(Raw records)

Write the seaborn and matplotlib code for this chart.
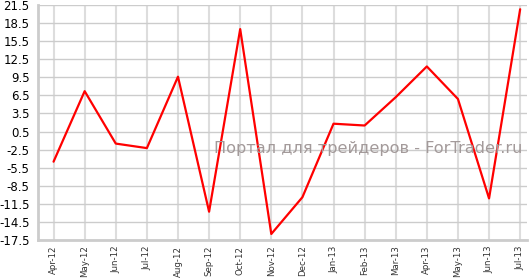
import matplotlib
matplotlib.use("Agg")
import matplotlib.pyplot as plt
import seaborn as sns
import pandas as pd

months = ["Apr-12", "May-12", "Jun-12", "Jul-12", "Aug-12", "Sep-12", "Oct-12", "Nov-12",
          "Dec-12", "Jan-13", "Feb-13", "Mar-13", "Apr-13", "May-13", "Jun-13", "Jul-13"]
values = [-4.5, 7.2, -1.5, -2.25, 9.6, -12.8, 17.5, -16.5,
          -10.4, 1.8, 1.5, 6.2, 11.3, 5.9, -10.6, 20.8]
y_ticks = [21.5, 18.5, 15.5, 12.5, 9.5, 6.5, 3.5, 0.5, -2.5, -5.5, -8.5, -11.5, -14.5, -17.5]
watermark = "Портал для трейдеров - ForTrader.ru"

sns.set_style("white")
plt.rcParams['font.family'] = ['DejaVu Sans']

df = pd.DataFrame({"idx": range(len(months)), "value": values})

fig = plt.figure(figsize=(5.29, 2.78), dpi=100)
ax = fig.add_axes([38 / 529, 38 / 278, (527 - 38) / 529, (273 - 38) / 278])

sns.lineplot(data=df, x="idx", y="value", ax=ax, color="#ff0000", linewidth=1.6, zorder=3)

ax.set_xlim(-0.5, 15.22)
ax.set_ylim(-17.5, 21.5)
ax.set_yticks(y_ticks)
ax.set_yticklabels([f"{t:.1f}" for t in y_ticks], fontsize=8.5, color="#000000")
ax.set_xticks(range(len(months)))
ax.set_xticklabels(months, rotation=90, fontsize=6.2, color="#333333")

ax.grid(axis="y", color="#cccccc", linewidth=1.0, zorder=0)
ax.grid(axis="x", color="#dddddd", linewidth=1.5, zorder=0)
ax.set_axisbelow(True)

for s in ["top", "right"]:
    ax.spines[s].set_visible(False)
for s in ["left", "bottom"]:
    ax.spines[s].set_color("#cccccc")
    ax.spines[s].set_linewidth(2)

ax.tick_params(axis="y", length=4, width=1, color="#cccccc", pad=2)
ax.tick_params(axis="x", length=3, width=1, color="#cccccc", pad=1)
ax.set_xlabel("")
ax.set_ylabel("")

fig.text(522 / 529, 1 - 148 / 278, watermark, ha="right", va="center",
         fontsize=11.6, color="#a39a9a", zorder=5)

fig.savefig("out.png", dpi=100)
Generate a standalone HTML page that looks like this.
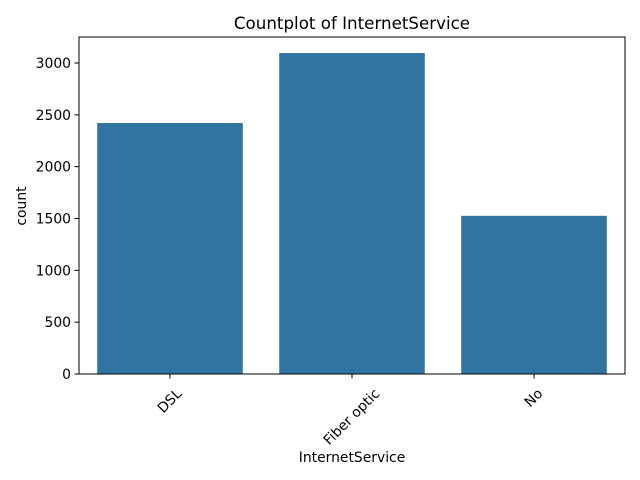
<!DOCTYPE html>
<html><head><meta charset="utf-8"><style>
body{margin:0;background:#fff;}
svg{display:block;font-family:"DejaVu Sans","Liberation Sans",sans-serif;fill:#000;}
</style></head><body>
<svg id="chart" width="640" height="480" viewBox="0 0 640 480" xmlns="http://www.w3.org/2000/svg">
<text x="352" y="29" font-size="16.7" text-anchor="middle">Countplot of InternetService</text>
<g id="bars"></g>
<g id="axes"></g>
<text x="352" y="462" font-size="13.9" text-anchor="middle">InternetService</text>
<text transform="translate(26,206) rotate(-90)" font-size="13.9" text-anchor="middle">count</text>
</svg>
<script>
const categories = ["DSL", "Fiber optic", "No"];
const counts = [2421, 3096, 1526];
const yTicks = [0, 500, 1000, 1500, 2000, 2500, 3000];

const L = 79, R = 625, B = 374;
const yMax = Math.max(...counts) * 1.05;
const T = 37;
const NS = "http://www.w3.org/2000/svg";
function y(v){ return B - v / yMax * (B - T); }
function x(i){ return L + (i + 0.5) * (R - L) / categories.length; }
const bw = 0.8 * (R - L) / categories.length;
function mk(tag, attrs, parent){ const e = document.createElementNS(NS, tag); for (const k in attrs) e.setAttribute(k, attrs[k]); parent.appendChild(e); return e; }
const bars = document.getElementById('bars');
const axes = document.getElementById('axes');
counts.forEach((c, i) => {
  const r = mk('rect', {x: x(i) - bw/2, y: y(c), width: bw, height: B - y(c), fill: '#3274a1'}, bars);
  
  
});
const frame = mk('rect', {x: L, y: T, width: R - L, height: B - T, fill: 'none', stroke: '#000', 'stroke-width': 1}, axes);


yTicks.forEach(v => {
  const g = mk('g', {}, axes);
  
  
  mk('line', {x1: L - 4.5, x2: L, y1: y(v), y2: y(v), stroke: '#000', 'stroke-width': 1}, g);
  const t = mk('text', {x: L - 8, y: y(v) + 5, 'font-size': 13.9, 'text-anchor': 'end'}, g);
  t.textContent = v;
});
categories.forEach((c, i) => {
  const g = mk('g', {}, axes);
  
  
  mk('line', {x1: x(i), x2: x(i), y1: B, y2: B + 4.5, stroke: '#000', 'stroke-width': 1}, g);
  const t = mk('text', {'font-size': 13.9, 'text-anchor': 'middle', 'dominant-baseline': 'central'}, g);
  t.textContent = c;
  const w = t.getComputedTextLength();
  const cy = 387 + (w + 13) / (2 * Math.SQRT2);
  t.setAttribute('transform', `translate(${x(i)},${cy}) rotate(-45)`);
});
</script>
</body></html>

### [Goal]
Transcribe each entry above exactly, apart from the pictures.

### [Response to the task]
Write the seaborn and matplotlib code for this chart.
import matplotlib
matplotlib.use("Agg")
import matplotlib.pyplot as plt
import seaborn as sns
import pandas as pd

months = ["Apr-12", "May-12", "Jun-12", "Jul-12", "Aug-12", "Sep-12", "Oct-12", "Nov-12",
          "Dec-12", "Jan-13", "Feb-13", "Mar-13", "Apr-13", "May-13", "Jun-13", "Jul-13"]
values = [-4.5, 7.2, -1.5, -2.25, 9.6, -12.8, 17.5, -16.5,
          -10.4, 1.8, 1.5, 6.2, 11.3, 5.9, -10.6, 20.8]
y_ticks = [21.5, 18.5, 15.5, 12.5, 9.5, 6.5, 3.5, 0.5, -2.5, -5.5, -8.5, -11.5, -14.5, -17.5]
watermark = "Портал для трейдеров - ForTrader.ru"

sns.set_style("white")
plt.rcParams['font.family'] = ['DejaVu Sans']

df = pd.DataFrame({"idx": range(len(months)), "value": values})

fig = plt.figure(figsize=(5.29, 2.78), dpi=100)
ax = fig.add_axes([38 / 529, 38 / 278, (527 - 38) / 529, (273 - 38) / 278])

sns.lineplot(data=df, x="idx", y="value", ax=ax, color="#ff0000", linewidth=1.6, zorder=3)

ax.set_xlim(-0.5, 15.22)
ax.set_ylim(-17.5, 21.5)
ax.set_yticks(y_ticks)
ax.set_yticklabels([f"{t:.1f}" for t in y_ticks], fontsize=8.5, color="#000000")
ax.set_xticks(range(len(months)))
ax.set_xticklabels(months, rotation=90, fontsize=6.2, color="#333333")

ax.grid(axis="y", color="#cccccc", linewidth=1.0, zorder=0)
ax.grid(axis="x", color="#dddddd", linewidth=1.5, zorder=0)
ax.set_axisbelow(True)

for s in ["top", "right"]:
    ax.spines[s].set_visible(False)
for s in ["left", "bottom"]:
    ax.spines[s].set_color("#cccccc")
    ax.spines[s].set_linewidth(2)

ax.tick_params(axis="y", length=4, width=1, color="#cccccc", pad=2)
ax.tick_params(axis="x", length=3, width=1, color="#cccccc", pad=1)
ax.set_xlabel("")
ax.set_ylabel("")

fig.text(522 / 529, 1 - 148 / 278, watermark, ha="right", va="center",
         fontsize=11.6, color="#a39a9a", zorder=5)

fig.savefig("out.png", dpi=100)
Generate a standalone HTML page that looks like this.
<!DOCTYPE html>
<html><head><meta charset="utf-8"><style>
body{margin:0;background:#fff;}
svg{display:block;font-family:"DejaVu Sans","Liberation Sans",sans-serif;fill:#000;}
</style></head><body>
<svg id="chart" width="640" height="480" viewBox="0 0 640 480" xmlns="http://www.w3.org/2000/svg">
<text x="352" y="29" font-size="16.7" text-anchor="middle">Countplot of InternetService</text>
<g id="bars"></g>
<g id="axes"></g>
<text x="352" y="462" font-size="13.9" text-anchor="middle">InternetService</text>
<text transform="translate(26,206) rotate(-90)" font-size="13.9" text-anchor="middle">count</text>
</svg>
<script>
const categories = ["DSL", "Fiber optic", "No"];
const counts = [2421, 3096, 1526];
const yTicks = [0, 500, 1000, 1500, 2000, 2500, 3000];

const L = 79, R = 625, B = 374;
const yMax = Math.max(...counts) * 1.05;
const T = 37;
const NS = "http://www.w3.org/2000/svg";
function y(v){ return B - v / yMax * (B - T); }
function x(i){ return L + (i + 0.5) * (R - L) / categories.length; }
const bw = 0.8 * (R - L) / categories.length;
function mk(tag, attrs, parent){ const e = document.createElementNS(NS, tag); for (const k in attrs) e.setAttribute(k, attrs[k]); parent.appendChild(e); return e; }
const bars = document.getElementById('bars');
const axes = document.getElementById('axes');
counts.forEach((c, i) => {
  const r = mk('rect', {x: x(i) - bw/2, y: y(c), width: bw, height: B - y(c), fill: '#3274a1'}, bars);
  
  
});
const frame = mk('rect', {x: L, y: T, width: R - L, height: B - T, fill: 'none', stroke: '#000', 'stroke-width': 1}, axes);


yTicks.forEach(v => {
  const g = mk('g', {}, axes);
  
  
  mk('line', {x1: L - 4.5, x2: L, y1: y(v), y2: y(v), stroke: '#000', 'stroke-width': 1}, g);
  const t = mk('text', {x: L - 8, y: y(v) + 5, 'font-size': 13.9, 'text-anchor': 'end'}, g);
  t.textContent = v;
});
categories.forEach((c, i) => {
  const g = mk('g', {}, axes);
  
  
  mk('line', {x1: x(i), x2: x(i), y1: B, y2: B + 4.5, stroke: '#000', 'stroke-width': 1}, g);
  const t = mk('text', {'font-size': 13.9, 'text-anchor': 'middle', 'dominant-baseline': 'central'}, g);
  t.textContent = c;
  const w = t.getComputedTextLength();
  const cy = 387 + (w + 13) / (2 * Math.SQRT2);
  t.setAttribute('transform', `translate(${x(i)},${cy}) rotate(-45)`);
});
</script>
</body></html>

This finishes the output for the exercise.